_What you need to do_
Beginning with the line that contains "Clone this chart in matplotlib.", retype the entries below exactly, ending with the line that contains "-5.5, -2.5, -2.1]". Leave out any pictures.

Charts and diagrams as code
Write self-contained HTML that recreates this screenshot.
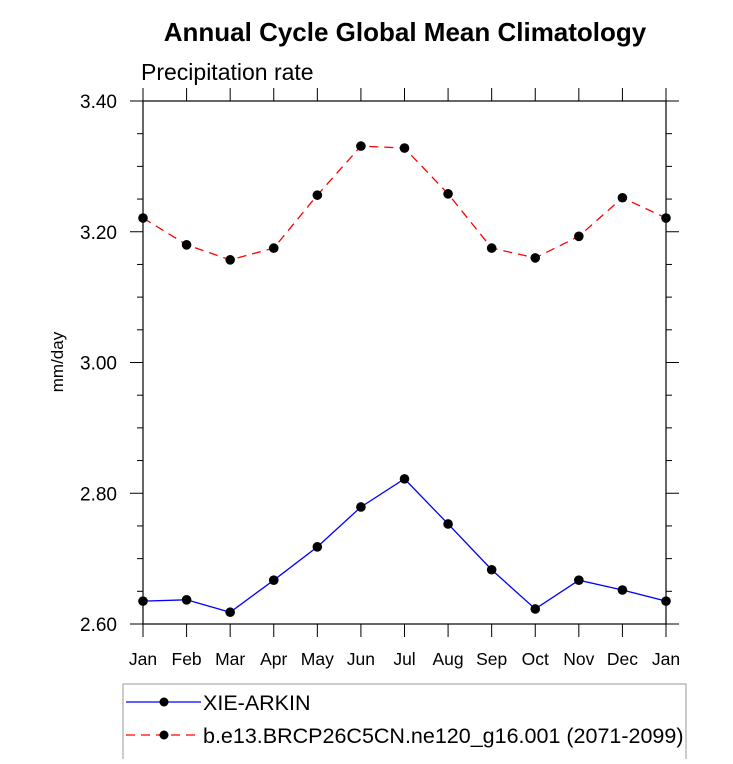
<!DOCTYPE html>
<html><head><meta charset="utf-8"><style>
html,body{margin:0;padding:0;background:#fff;}
svg text{font-family:"Liberation Sans",sans-serif;}
</style></head><body>
<svg width="733" height="759" xmlns="http://www.w3.org/2000/svg">
<text x="405" y="41" text-anchor="middle" font-size="26" font-weight="bold">Annual Cycle Global Mean Climatology</text>
<text x="141" y="80" font-size="23">Precipitation rate</text>
<text transform="translate(63,362) rotate(-90)" text-anchor="middle" font-size="17">mm/day</text>
<g id="axes"></g>
<g id="series"></g>
<rect x="123" y="684" width="563" height="76" fill="none" stroke="#999" stroke-width="1"/>
<g>
<line x1="126" y1="702" x2="201" y2="702" stroke="#00f" stroke-width="1.3"/>
<circle cx="164" cy="702" r="4.5" fill="#000"/>
<text x="203" y="710" font-size="21.5">XIE-ARKIN</text>
</g>
<g>
<line x1="126" y1="735" x2="201" y2="735" stroke="#f00" stroke-width="1.3" stroke-dasharray="9,6"/>
<circle cx="164" cy="735" r="4.5" fill="#000"/>
<text x="203" y="743" font-size="21.5">b.e13.BRCP26C5CN.ne120_g16.001 (2071-2099)</text>
</g>
</svg>
<script>
const months=["Jan","Feb","Mar","Apr","May","Jun","Jul","Aug","Sep","Oct","Nov","Dec","Jan"];
const yTicks=[2.6,2.8,3.0,3.2,3.4];
const yTickLabels=["2.60","2.80","3.00","3.20","3.40"];
const xieValues=[2.635,2.637,2.618,2.667,2.718,2.779,2.822,2.753,2.683,2.623,2.667,2.652,2.635];
const modelValues=[3.221,3.180,3.157,3.175,3.256,3.331,3.328,3.258,3.175,3.160,3.193,3.252,3.221];
const L=143,R=666,T=101,B=624,X0=143,X1=666,YMIN=2.6,YMAX=3.4;
const NS="http://www.w3.org/2000/svg";
function xs(i){return X0+(X1-X0)*i/(months.length-1);}
function ys(v){return B-(v-YMIN)/(YMAX-YMIN)*(B-T);}
function mk(tag,attrs,parent){const e=document.createElementNS(NS,tag);for(const k in attrs)e.setAttribute(k,attrs[k]);parent.appendChild(e);return e;}
const ax=document.getElementById('axes');
const fr=mk('rect',{x:L,y:T,width:R-L,height:B-T,fill:'none',stroke:'#000','stroke-width':1.2},ax);


months.forEach((m,i)=>{
  const x=xs(i);
  mk('line',{x1:x,y1:B,x2:x,y2:B+13,stroke:'#000'},ax);
  mk('line',{x1:x,y1:T,x2:x,y2:T-13,stroke:'#000'},ax);
  const t=mk('text',{x:x,y:B+41,'text-anchor':'middle','font-size':17.5},ax);
  t.textContent=m;
  
  
});
yTicks.forEach((v,i)=>{
  const y=ys(v);
  mk('line',{x1:L-13,y1:y,x2:L,y2:y,stroke:'#000'},ax);
  mk('line',{x1:R,y1:y,x2:R+13,y2:y,stroke:'#000'},ax);
  const t=mk('text',{x:117,y:y+7,'text-anchor':'end','font-size':19},ax);
  t.textContent=yTickLabels[i];
  
  
  if(i<yTicks.length-1){
    for(let k=1;k<4;k++){
      const yy=ys(v+(yTicks[i+1]-v)*k/4);
      mk('line',{x1:L-6,y1:yy,x2:L,y2:yy,stroke:'#000'},ax);
      mk('line',{x1:R,y1:yy,x2:R+6,y2:yy,stroke:'#000'},ax);
    }
  }
});
const sg=document.getElementById('series');
function drawSeries(vals,color,dash,name){
  const pts=vals.map((v,i)=>xs(i)+','+ys(v)).join(' ');
  const pl=mk('polyline',{points:pts,fill:'none',stroke:color,'stroke-width':1.3},sg);
  if(dash)pl.setAttribute('stroke-dasharray',dash);
  
  
  vals.forEach((v,i)=>{
    const c=mk('circle',{cx:xs(i),cy:ys(v),r:4.8,fill:'#000'},sg);
    
    
  });
}
drawSeries(xieValues,'#00f',null,'xie-arkin');
drawSeries(modelValues,'#f00','9,6','model');
</script>
</body></html>
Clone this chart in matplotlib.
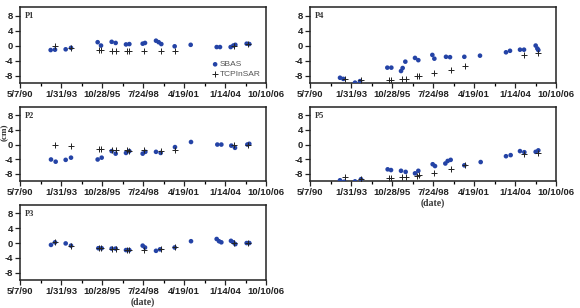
import matplotlib
matplotlib.use("Agg")
import matplotlib.pyplot as plt

# x values are days since 5/7/90 (the left edge of every axis)
tick_days = [0, 1000, 2000, 3000, 4000, 5000, 6000]
tick_labels = ["5/7/90", "1/31/93", "10/28/95", "7/24/98", "4/19/01", "1/14/04", "10/10/06"]
y_ticks = [8, 4, 0, -4, -8]

tcp_days = [862, 1244, 1915, 1984, 2255, 2333, 2602, 2667, 3016, 3431, 3772, 5215, 5557]

p1_sbas_d = [748, 854, 1114, 1244, 1894, 1976, 2236, 2333, 2585, 2667, 2992, 3049, 3317, 3382, 3447, 3772, 4163, 4797, 4878, 5138, 5203, 5252, 5528, 5593]
p1_sbas_v = [-1.2, -1.1, -1.0, -0.6, 0.9, 0.0, 1.0, 0.7, 0.3, 0.4, 0.5, 0.7, 1.3, 0.9, 0.4, -0.2, 0.2, -0.4, -0.4, -0.4, 0.0, 0.2, 0.5, 0.4]
p1_tcp_v = [0.0, -0.6, -1.2, -1.2, -1.5, -1.5, -1.5, -1.5, -1.5, -1.5, -1.5, 0.0, 0.4]

p2_sbas_d = [756, 870, 1114, 1244, 1894, 1992, 2236, 2333, 2585, 2667, 2992, 3057, 3317, 3431, 3780, 4171, 4813, 4911, 5154, 5244, 5545, 5593]
p2_sbas_v = [-4.1, -4.7, -4.2, -3.6, -4.1, -3.6, -1.8, -2.5, -2.3, -1.8, -2.5, -2.0, -2.0, -2.3, -0.7, 0.7, 0.0, 0.0, -0.3, -0.9, 0.0, 0.2]
p2_tcp_v = [0.0, -0.5, -1.2, -1.2, -1.4, -1.4, -1.6, -1.8, -1.6, -1.8, -1.4, 0.0, 0.0]

p3_sbas_d = [756, 854, 1114, 1244, 1911, 1992, 2236, 2333, 2585, 2667, 2992, 3049, 3317, 3415, 3772, 4171, 4797, 4854, 4911, 5146, 5203, 5252, 5528, 5593]
p3_sbas_v = [-0.5, 0.2, -0.1, -0.7, -1.4, -1.4, -1.5, -1.5, -1.9, -1.9, -0.7, -1.2, -2.1, -1.7, -1.2, 0.5, 1.1, 0.5, 0.2, 0.6, 0.2, -0.3, 0.0, 0.0]
p3_tcp_v = [0.2, -0.7, -1.4, -1.4, -1.5, -1.5, -1.9, -1.9, -1.9, -1.7, -1.2, 0.0, 0.0]

p4_sbas_d = [732, 813, 1098, 1220, 1886, 1984, 2220, 2260, 2325, 2561, 2642, 2984, 3033, 3317, 3415, 3764, 4146, 4780, 4878, 5122, 5220, 5504, 5545, 5569]
p4_sbas_v = [-8.6, -8.9, -9.9, -9.5, -5.9, -5.9, -6.8, -6.0, -4.3, -3.3, -3.9, -2.5, -3.5, -3.0, -3.1, -3.0, -2.7, -1.8, -1.4, -1.1, -1.1, 0.0, -0.8, -1.2]
p4_tcp_v = [-8.9, -9.3, -9.1, -9.1, -8.8, -8.8, -8.2, -8.2, -7.3, -6.6, -5.5, -2.5, -2.1]

p5_sbas_d = [732, 837, 1098, 1244, 1894, 1976, 2220, 2333, 2561, 2642, 2992, 3049, 3301, 3358, 3431, 3764, 4163, 4780, 4894, 5122, 5228, 5504, 5569]
p5_sbas_v = [-9.8, -10.2, -10.1, -9.5, -6.8, -7.0, -7.2, -7.5, -7.9, -7.2, -5.4, -5.9, -5.2, -4.5, -4.2, -5.7, -4.8, -3.2, -2.9, -1.8, -2.1, -2.0, -1.6]
p5_tcp_v = [-9.0, -9.5, -9.3, -9.3, -9.0, -9.0, -8.6, -8.3, -7.7, -6.8, -5.7, -2.7, -2.3]

panels = [
    ("P1", p1_sbas_d, p1_sbas_v, p1_tcp_v),
    ("P2", p2_sbas_d, p2_sbas_v, p2_tcp_v),
    ("P3", p3_sbas_d, p3_sbas_v, p3_tcp_v),
    ("P4", p4_sbas_d, p4_sbas_v, p4_tcp_v),
    ("P5", p5_sbas_d, p5_sbas_v, p5_tcp_v),
]

W, H = 580, 308
fig = plt.figure(figsize=(W / 100, H / 100), dpi=100)

# pixel boxes (left, top, right, bottom)
boxes = {
    "P1": (20, 7, 266, 83),
    "P2": (20, 107, 266, 181),
    "P3": (20, 205, 266, 280),
    "P4": (310, 7, 556, 83),
    "P5": (310, 107, 556, 181),
}

SB_COLOR = "#2443a6"
tick_font = dict(family="Liberation Sans", weight="bold", size=6.8)

for name, sd, sv, tv in panels:
    l, t, r, b = boxes[name]
    ax = fig.add_axes([l / W, 1 - b / H, (r - l) / W, (b - t) / H])
    ax.scatter(sd, sv, s=11, color=SB_COLOR, edgecolors="none", zorder=3, label="SBAS")
    ax.scatter(tcp_days, tv, s=18, marker="+", color="#222222", linewidths=0.7, zorder=4, label="TCPInSAR")
    ax.set_xlim(0, 6000)
    ax.set_ylim(-10, 10.3)
    ax.set_xticks(tick_days)
    ax.set_xticklabels(tick_labels, fontdict=tick_font)
    ax.set_xticks([500, 1500, 2500, 3500, 4500, 5500], minor=True)
    ax.set_yticks(y_ticks)
    ax.set_yticklabels([str(v) for v in y_ticks], fontdict=tick_font)
    ax.tick_params(axis="both", which="major", direction="out", length=3.5, width=0.9, pad=1.5, colors="#222222")
    ax.tick_params(axis="x", which="minor", direction="out", length=2.5, width=0.9)
    ax.tick_params(axis="y", which="minor", left=False)
    for sp in ax.spines.values():
        sp.set_linewidth(1.1)
        sp.set_color("#222222")
    ax.text(0.02, 0.93, name, transform=ax.transAxes, ha="left", va="top",
            family="Liberation Serif", weight="bold", size=6, color="#333333")
    if name == "P1":
        ax.legend(loc="lower right", frameon=False, handletextpad=0.1,
                  borderaxespad=0.2, labelspacing=0.2, labelcolor="#555555",
                  handlelength=1.0, prop=dict(family="Liberation Sans", size=6))

fig.text(433 / W, 1 - 198 / H, "(date)", ha="center", va="top",
         family="Liberation Serif", weight="bold", size=7, color="#333333")
fig.text(143 / W, 1 - 297 / H, "(date)", ha="center", va="top",
         family="Liberation Serif", weight="bold", size=7, color="#333333")
fig.text(1 / W, 1 - 132 / H, "(cm)", ha="left", va="center", rotation=90,
         family="Liberation Serif", weight="bold", size=6.5, color="#333333")

fig.savefig("out.png", dpi=100)
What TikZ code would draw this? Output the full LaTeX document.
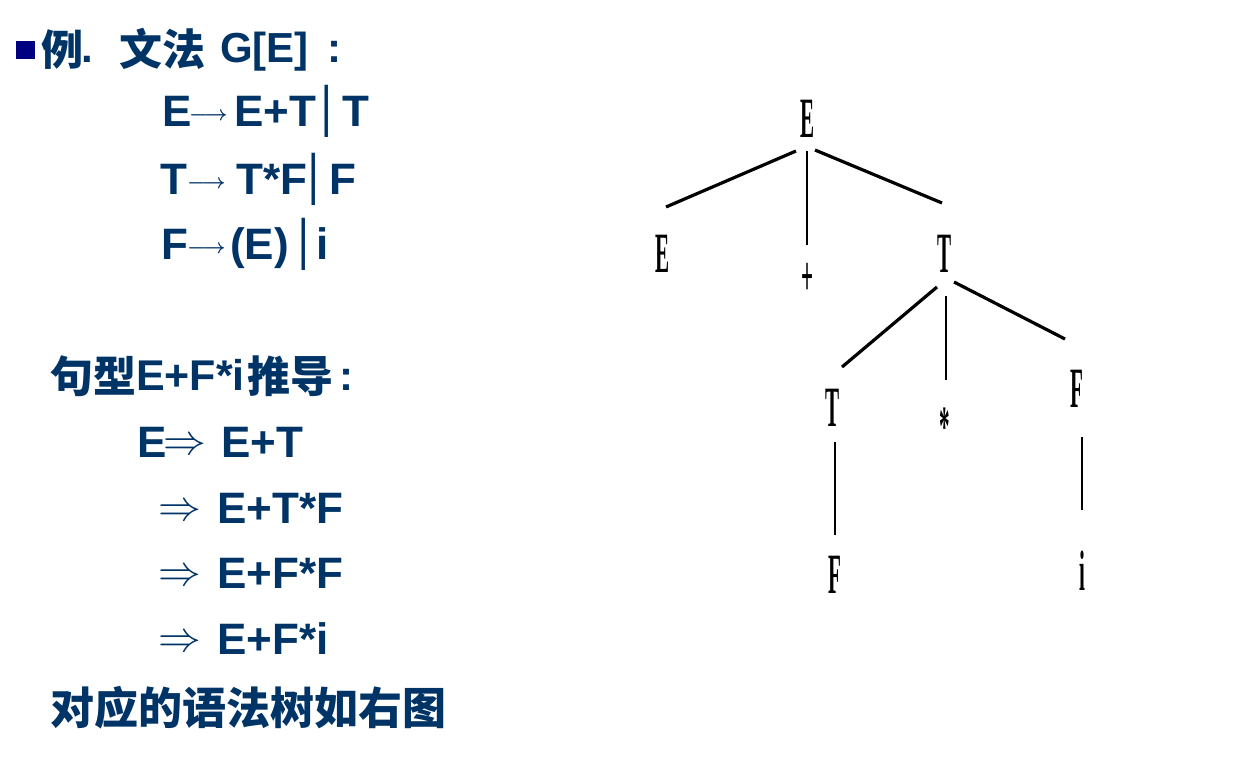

_Full response_
Clone this chart in matplotlib.
import matplotlib
matplotlib.use("Agg")
import matplotlib.pyplot as plt

# x values are days since 5/7/90 (the left edge of every axis)
tick_days = [0, 1000, 2000, 3000, 4000, 5000, 6000]
tick_labels = ["5/7/90", "1/31/93", "10/28/95", "7/24/98", "4/19/01", "1/14/04", "10/10/06"]
y_ticks = [8, 4, 0, -4, -8]

tcp_days = [862, 1244, 1915, 1984, 2255, 2333, 2602, 2667, 3016, 3431, 3772, 5215, 5557]

p1_sbas_d = [748, 854, 1114, 1244, 1894, 1976, 2236, 2333, 2585, 2667, 2992, 3049, 3317, 3382, 3447, 3772, 4163, 4797, 4878, 5138, 5203, 5252, 5528, 5593]
p1_sbas_v = [-1.2, -1.1, -1.0, -0.6, 0.9, 0.0, 1.0, 0.7, 0.3, 0.4, 0.5, 0.7, 1.3, 0.9, 0.4, -0.2, 0.2, -0.4, -0.4, -0.4, 0.0, 0.2, 0.5, 0.4]
p1_tcp_v = [0.0, -0.6, -1.2, -1.2, -1.5, -1.5, -1.5, -1.5, -1.5, -1.5, -1.5, 0.0, 0.4]

p2_sbas_d = [756, 870, 1114, 1244, 1894, 1992, 2236, 2333, 2585, 2667, 2992, 3057, 3317, 3431, 3780, 4171, 4813, 4911, 5154, 5244, 5545, 5593]
p2_sbas_v = [-4.1, -4.7, -4.2, -3.6, -4.1, -3.6, -1.8, -2.5, -2.3, -1.8, -2.5, -2.0, -2.0, -2.3, -0.7, 0.7, 0.0, 0.0, -0.3, -0.9, 0.0, 0.2]
p2_tcp_v = [0.0, -0.5, -1.2, -1.2, -1.4, -1.4, -1.6, -1.8, -1.6, -1.8, -1.4, 0.0, 0.0]

p3_sbas_d = [756, 854, 1114, 1244, 1911, 1992, 2236, 2333, 2585, 2667, 2992, 3049, 3317, 3415, 3772, 4171, 4797, 4854, 4911, 5146, 5203, 5252, 5528, 5593]
p3_sbas_v = [-0.5, 0.2, -0.1, -0.7, -1.4, -1.4, -1.5, -1.5, -1.9, -1.9, -0.7, -1.2, -2.1, -1.7, -1.2, 0.5, 1.1, 0.5, 0.2, 0.6, 0.2, -0.3, 0.0, 0.0]
p3_tcp_v = [0.2, -0.7, -1.4, -1.4, -1.5, -1.5, -1.9, -1.9, -1.9, -1.7, -1.2, 0.0, 0.0]

p4_sbas_d = [732, 813, 1098, 1220, 1886, 1984, 2220, 2260, 2325, 2561, 2642, 2984, 3033, 3317, 3415, 3764, 4146, 4780, 4878, 5122, 5220, 5504, 5545, 5569]
p4_sbas_v = [-8.6, -8.9, -9.9, -9.5, -5.9, -5.9, -6.8, -6.0, -4.3, -3.3, -3.9, -2.5, -3.5, -3.0, -3.1, -3.0, -2.7, -1.8, -1.4, -1.1, -1.1, 0.0, -0.8, -1.2]
p4_tcp_v = [-8.9, -9.3, -9.1, -9.1, -8.8, -8.8, -8.2, -8.2, -7.3, -6.6, -5.5, -2.5, -2.1]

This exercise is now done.